▸ REQUIRED TASK
Read the records below. Copy each line where the string "that" occurs.

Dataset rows

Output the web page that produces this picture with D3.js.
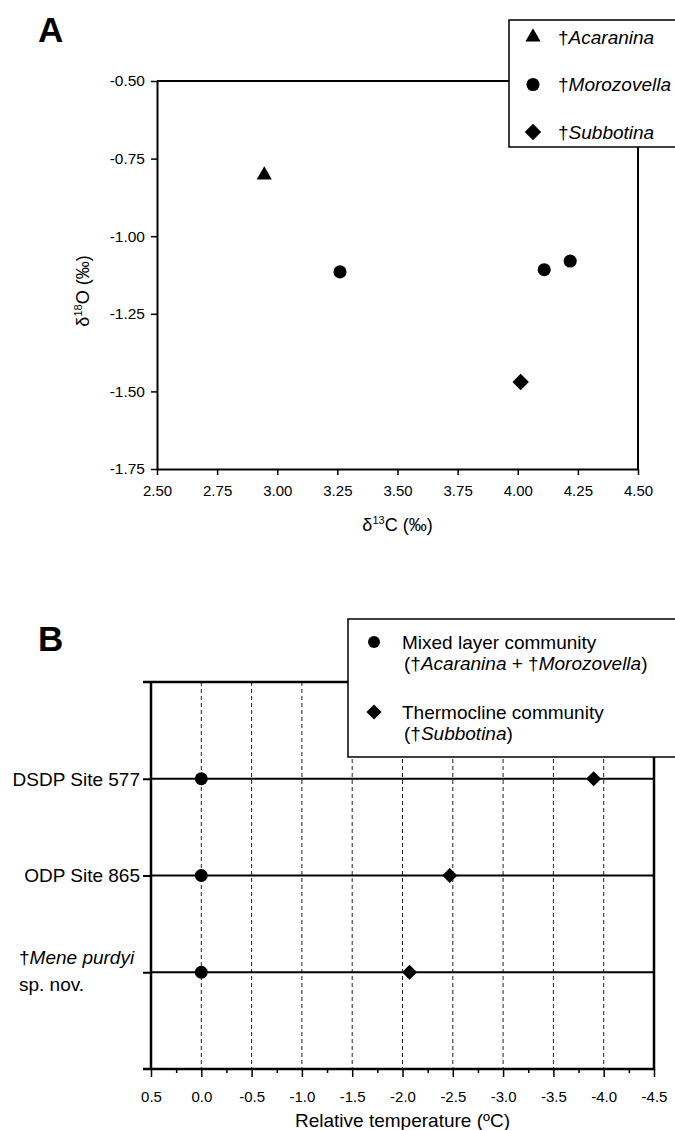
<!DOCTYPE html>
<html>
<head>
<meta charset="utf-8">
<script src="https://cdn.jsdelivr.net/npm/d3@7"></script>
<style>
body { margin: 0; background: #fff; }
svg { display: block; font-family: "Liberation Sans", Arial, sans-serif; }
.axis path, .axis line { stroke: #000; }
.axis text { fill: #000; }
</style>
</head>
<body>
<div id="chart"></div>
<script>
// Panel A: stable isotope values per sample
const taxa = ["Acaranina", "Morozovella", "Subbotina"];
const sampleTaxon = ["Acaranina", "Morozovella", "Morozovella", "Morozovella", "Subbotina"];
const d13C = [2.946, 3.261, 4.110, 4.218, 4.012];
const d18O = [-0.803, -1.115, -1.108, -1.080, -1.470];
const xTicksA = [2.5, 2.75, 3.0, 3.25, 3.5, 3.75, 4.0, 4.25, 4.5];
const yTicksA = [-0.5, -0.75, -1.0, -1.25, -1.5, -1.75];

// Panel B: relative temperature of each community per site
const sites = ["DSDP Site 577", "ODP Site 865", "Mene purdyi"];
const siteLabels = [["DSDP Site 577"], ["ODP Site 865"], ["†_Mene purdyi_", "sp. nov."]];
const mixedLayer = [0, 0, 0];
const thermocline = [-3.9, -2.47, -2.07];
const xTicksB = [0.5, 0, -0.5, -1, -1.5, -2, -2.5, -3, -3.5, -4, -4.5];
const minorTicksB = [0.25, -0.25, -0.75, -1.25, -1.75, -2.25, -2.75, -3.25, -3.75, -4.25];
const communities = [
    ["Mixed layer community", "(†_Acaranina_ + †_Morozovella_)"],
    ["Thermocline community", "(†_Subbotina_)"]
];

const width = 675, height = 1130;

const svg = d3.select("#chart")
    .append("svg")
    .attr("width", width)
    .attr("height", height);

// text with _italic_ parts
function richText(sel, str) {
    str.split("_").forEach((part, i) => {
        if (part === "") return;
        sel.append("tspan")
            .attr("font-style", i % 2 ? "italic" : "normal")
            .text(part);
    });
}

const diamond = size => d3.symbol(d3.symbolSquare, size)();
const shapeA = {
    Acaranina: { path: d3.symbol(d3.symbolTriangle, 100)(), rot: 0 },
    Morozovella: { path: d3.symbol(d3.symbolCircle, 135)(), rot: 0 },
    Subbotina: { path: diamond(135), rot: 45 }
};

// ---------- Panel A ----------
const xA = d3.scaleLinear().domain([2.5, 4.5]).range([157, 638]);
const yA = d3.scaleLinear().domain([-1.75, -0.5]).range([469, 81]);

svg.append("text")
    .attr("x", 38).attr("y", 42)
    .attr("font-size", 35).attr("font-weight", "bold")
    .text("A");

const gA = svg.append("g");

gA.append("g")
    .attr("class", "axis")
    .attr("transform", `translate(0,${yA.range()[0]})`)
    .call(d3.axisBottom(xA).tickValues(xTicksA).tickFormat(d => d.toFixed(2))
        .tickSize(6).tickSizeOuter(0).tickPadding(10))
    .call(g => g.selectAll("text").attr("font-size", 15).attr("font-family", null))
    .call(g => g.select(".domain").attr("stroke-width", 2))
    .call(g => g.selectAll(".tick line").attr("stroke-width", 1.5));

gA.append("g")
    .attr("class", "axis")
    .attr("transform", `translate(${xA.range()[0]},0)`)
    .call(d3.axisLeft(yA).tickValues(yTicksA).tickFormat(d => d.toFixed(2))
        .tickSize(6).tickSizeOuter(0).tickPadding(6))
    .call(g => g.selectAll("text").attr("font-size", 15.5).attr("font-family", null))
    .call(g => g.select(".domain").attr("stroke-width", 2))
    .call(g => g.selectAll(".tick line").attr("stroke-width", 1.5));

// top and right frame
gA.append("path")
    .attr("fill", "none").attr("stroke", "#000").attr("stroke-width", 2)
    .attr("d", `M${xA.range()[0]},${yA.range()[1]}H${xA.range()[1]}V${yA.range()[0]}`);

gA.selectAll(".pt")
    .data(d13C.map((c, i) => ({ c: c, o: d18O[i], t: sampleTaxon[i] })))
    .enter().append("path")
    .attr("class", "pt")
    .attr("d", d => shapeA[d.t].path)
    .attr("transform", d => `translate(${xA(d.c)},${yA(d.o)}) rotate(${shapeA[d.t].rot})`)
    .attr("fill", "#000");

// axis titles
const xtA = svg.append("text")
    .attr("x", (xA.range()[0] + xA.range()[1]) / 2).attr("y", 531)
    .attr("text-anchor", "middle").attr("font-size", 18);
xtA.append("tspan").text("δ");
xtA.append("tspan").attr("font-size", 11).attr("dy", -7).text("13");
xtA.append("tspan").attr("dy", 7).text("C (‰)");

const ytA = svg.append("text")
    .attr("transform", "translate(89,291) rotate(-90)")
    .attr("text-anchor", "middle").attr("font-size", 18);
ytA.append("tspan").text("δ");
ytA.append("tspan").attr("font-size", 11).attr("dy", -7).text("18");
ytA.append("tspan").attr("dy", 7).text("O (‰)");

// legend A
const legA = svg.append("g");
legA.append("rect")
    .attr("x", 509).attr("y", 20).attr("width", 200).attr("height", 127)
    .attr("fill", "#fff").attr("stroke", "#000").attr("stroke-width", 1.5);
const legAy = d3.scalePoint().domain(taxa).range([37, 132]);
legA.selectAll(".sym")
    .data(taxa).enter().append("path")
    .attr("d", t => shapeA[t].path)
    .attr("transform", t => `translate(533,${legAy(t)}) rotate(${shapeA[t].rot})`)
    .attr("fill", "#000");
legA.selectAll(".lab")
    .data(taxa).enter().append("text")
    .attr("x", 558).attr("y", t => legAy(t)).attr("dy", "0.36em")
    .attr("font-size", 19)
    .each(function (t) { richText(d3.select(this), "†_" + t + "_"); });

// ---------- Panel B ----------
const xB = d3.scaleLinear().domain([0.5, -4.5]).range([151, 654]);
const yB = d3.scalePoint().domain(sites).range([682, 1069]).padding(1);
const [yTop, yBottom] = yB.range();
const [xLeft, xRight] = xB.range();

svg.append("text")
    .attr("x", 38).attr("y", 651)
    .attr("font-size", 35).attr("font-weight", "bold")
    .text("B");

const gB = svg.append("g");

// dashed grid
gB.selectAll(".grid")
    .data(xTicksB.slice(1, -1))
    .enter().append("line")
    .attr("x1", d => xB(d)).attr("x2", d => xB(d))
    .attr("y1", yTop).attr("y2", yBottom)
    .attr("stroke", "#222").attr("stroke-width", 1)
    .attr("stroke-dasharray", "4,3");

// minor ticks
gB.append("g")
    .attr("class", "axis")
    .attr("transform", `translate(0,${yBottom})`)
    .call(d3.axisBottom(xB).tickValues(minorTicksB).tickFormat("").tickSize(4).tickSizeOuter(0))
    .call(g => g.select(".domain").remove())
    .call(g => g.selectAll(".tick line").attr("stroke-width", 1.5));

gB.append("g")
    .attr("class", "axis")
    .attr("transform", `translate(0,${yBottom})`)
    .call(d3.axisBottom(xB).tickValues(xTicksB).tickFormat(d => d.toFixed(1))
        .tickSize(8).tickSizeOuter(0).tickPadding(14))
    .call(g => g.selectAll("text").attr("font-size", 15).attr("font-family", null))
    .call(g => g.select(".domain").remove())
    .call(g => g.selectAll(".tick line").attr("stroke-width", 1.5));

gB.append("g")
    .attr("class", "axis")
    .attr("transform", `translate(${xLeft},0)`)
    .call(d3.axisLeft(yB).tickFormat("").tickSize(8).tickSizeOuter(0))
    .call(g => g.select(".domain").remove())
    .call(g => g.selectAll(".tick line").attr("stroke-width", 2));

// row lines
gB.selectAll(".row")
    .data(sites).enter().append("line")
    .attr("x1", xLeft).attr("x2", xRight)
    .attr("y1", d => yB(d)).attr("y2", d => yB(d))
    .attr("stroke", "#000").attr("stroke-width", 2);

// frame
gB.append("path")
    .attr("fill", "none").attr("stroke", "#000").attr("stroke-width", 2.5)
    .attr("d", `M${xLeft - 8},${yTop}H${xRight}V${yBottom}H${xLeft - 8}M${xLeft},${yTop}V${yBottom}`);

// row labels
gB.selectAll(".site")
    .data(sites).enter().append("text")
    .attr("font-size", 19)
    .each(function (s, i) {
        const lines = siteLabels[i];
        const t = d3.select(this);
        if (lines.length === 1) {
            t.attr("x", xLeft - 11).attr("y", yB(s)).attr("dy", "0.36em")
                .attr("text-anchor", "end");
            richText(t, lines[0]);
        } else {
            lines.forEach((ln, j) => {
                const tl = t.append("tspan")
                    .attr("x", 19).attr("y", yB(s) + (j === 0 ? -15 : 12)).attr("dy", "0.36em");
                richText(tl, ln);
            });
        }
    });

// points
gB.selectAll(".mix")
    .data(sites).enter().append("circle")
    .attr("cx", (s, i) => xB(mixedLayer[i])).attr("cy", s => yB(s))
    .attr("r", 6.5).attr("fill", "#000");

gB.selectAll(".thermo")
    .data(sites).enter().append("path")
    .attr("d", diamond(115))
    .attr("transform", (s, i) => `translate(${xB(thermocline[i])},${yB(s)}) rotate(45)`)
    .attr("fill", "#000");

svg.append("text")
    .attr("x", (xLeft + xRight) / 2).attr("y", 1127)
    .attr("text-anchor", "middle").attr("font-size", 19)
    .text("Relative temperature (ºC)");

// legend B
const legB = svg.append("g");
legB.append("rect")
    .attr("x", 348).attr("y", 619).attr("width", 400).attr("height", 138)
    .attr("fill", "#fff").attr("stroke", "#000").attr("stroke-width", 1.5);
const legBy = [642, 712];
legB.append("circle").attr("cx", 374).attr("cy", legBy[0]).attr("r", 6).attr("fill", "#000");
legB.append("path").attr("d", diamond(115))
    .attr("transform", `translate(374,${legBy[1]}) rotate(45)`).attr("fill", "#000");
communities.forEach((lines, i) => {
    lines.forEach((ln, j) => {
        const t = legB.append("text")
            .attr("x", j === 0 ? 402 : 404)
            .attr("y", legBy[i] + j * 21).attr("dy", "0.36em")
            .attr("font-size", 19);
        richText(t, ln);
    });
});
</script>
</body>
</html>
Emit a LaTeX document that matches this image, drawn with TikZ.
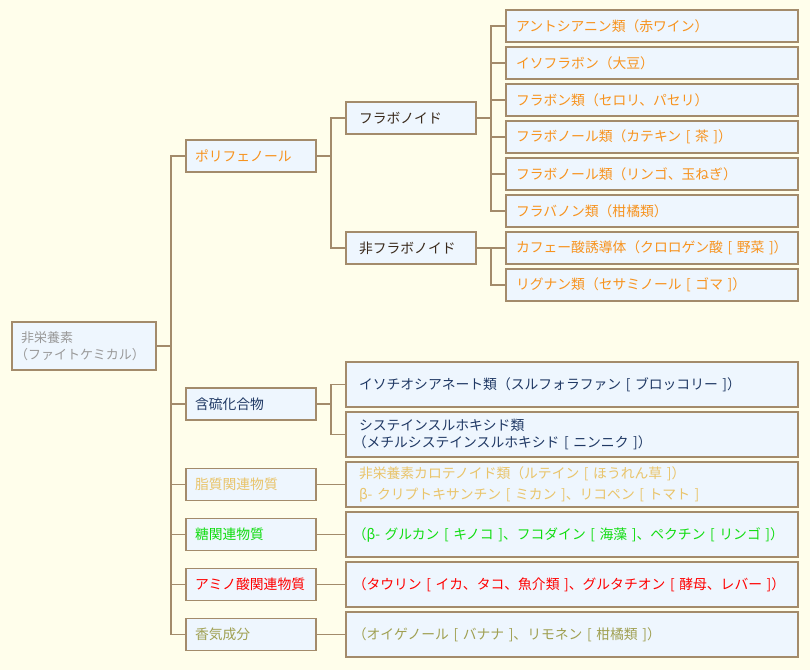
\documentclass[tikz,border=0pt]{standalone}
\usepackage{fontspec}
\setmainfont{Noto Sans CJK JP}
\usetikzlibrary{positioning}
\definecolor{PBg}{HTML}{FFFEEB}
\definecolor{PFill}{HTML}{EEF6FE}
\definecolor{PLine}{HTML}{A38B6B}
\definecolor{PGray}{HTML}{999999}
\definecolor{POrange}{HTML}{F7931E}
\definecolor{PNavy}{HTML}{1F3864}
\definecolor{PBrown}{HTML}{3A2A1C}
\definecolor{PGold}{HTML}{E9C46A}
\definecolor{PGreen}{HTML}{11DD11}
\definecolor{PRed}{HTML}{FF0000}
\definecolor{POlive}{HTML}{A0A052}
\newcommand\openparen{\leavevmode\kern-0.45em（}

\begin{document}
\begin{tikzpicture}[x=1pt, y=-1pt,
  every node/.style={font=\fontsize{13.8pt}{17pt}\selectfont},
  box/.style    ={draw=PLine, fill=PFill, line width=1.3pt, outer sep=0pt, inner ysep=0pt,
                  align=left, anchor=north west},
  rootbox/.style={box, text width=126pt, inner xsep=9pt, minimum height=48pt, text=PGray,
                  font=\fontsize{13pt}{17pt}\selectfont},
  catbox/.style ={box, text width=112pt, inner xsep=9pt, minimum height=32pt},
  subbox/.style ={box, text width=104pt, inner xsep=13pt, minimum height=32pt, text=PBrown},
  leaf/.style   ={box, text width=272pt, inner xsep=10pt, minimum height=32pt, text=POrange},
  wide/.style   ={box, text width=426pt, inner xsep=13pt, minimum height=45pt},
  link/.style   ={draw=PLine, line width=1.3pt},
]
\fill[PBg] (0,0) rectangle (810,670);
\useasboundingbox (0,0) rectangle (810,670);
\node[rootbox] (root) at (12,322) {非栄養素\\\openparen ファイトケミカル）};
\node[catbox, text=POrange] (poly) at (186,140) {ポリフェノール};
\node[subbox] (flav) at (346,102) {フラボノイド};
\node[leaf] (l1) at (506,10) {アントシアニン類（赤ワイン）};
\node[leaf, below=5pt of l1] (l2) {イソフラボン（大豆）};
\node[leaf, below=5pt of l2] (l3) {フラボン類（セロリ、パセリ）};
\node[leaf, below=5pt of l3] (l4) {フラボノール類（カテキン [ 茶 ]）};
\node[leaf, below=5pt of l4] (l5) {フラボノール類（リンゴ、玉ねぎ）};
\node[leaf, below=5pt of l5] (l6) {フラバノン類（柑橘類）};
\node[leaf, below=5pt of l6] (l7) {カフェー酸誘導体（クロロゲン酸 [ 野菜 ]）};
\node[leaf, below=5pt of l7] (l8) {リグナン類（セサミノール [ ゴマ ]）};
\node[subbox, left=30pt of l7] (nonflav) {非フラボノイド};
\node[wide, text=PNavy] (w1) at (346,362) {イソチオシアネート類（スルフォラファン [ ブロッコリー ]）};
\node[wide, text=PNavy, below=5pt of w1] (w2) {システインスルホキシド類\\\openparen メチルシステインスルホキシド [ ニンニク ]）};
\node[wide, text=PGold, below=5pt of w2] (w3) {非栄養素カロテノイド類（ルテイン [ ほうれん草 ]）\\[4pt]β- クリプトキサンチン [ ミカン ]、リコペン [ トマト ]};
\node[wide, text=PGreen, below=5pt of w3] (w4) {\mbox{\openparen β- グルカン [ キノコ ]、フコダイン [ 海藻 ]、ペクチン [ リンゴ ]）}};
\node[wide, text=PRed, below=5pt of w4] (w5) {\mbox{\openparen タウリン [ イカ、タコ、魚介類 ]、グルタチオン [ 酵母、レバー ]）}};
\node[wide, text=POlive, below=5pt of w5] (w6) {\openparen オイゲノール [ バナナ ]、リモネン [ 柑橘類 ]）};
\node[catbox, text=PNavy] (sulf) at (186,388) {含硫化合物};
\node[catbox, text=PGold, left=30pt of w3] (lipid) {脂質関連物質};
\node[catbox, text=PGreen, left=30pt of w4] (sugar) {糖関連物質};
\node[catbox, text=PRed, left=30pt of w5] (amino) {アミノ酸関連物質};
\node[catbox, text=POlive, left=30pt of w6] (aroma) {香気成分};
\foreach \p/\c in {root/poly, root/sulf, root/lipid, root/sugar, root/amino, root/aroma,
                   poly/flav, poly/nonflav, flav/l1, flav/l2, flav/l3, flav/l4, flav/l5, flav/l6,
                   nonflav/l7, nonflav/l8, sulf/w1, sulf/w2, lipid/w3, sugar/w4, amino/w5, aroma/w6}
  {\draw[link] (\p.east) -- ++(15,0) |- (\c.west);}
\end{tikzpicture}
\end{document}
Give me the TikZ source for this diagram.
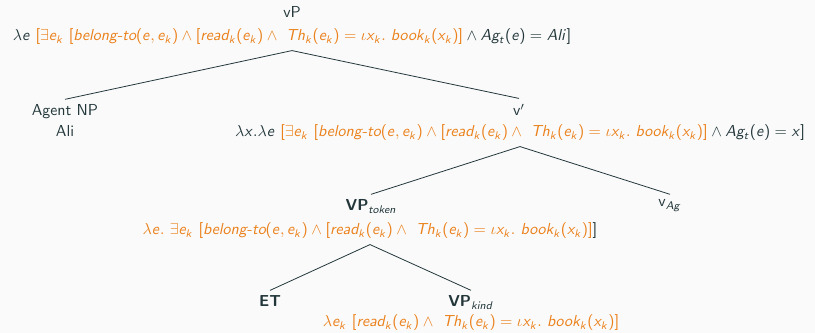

▸ OUTPUT FOR THIS EXERCISE
Output the web page that produces this picture with D3.js.
Emit a LaTeX document that matches this image, drawn with TikZ.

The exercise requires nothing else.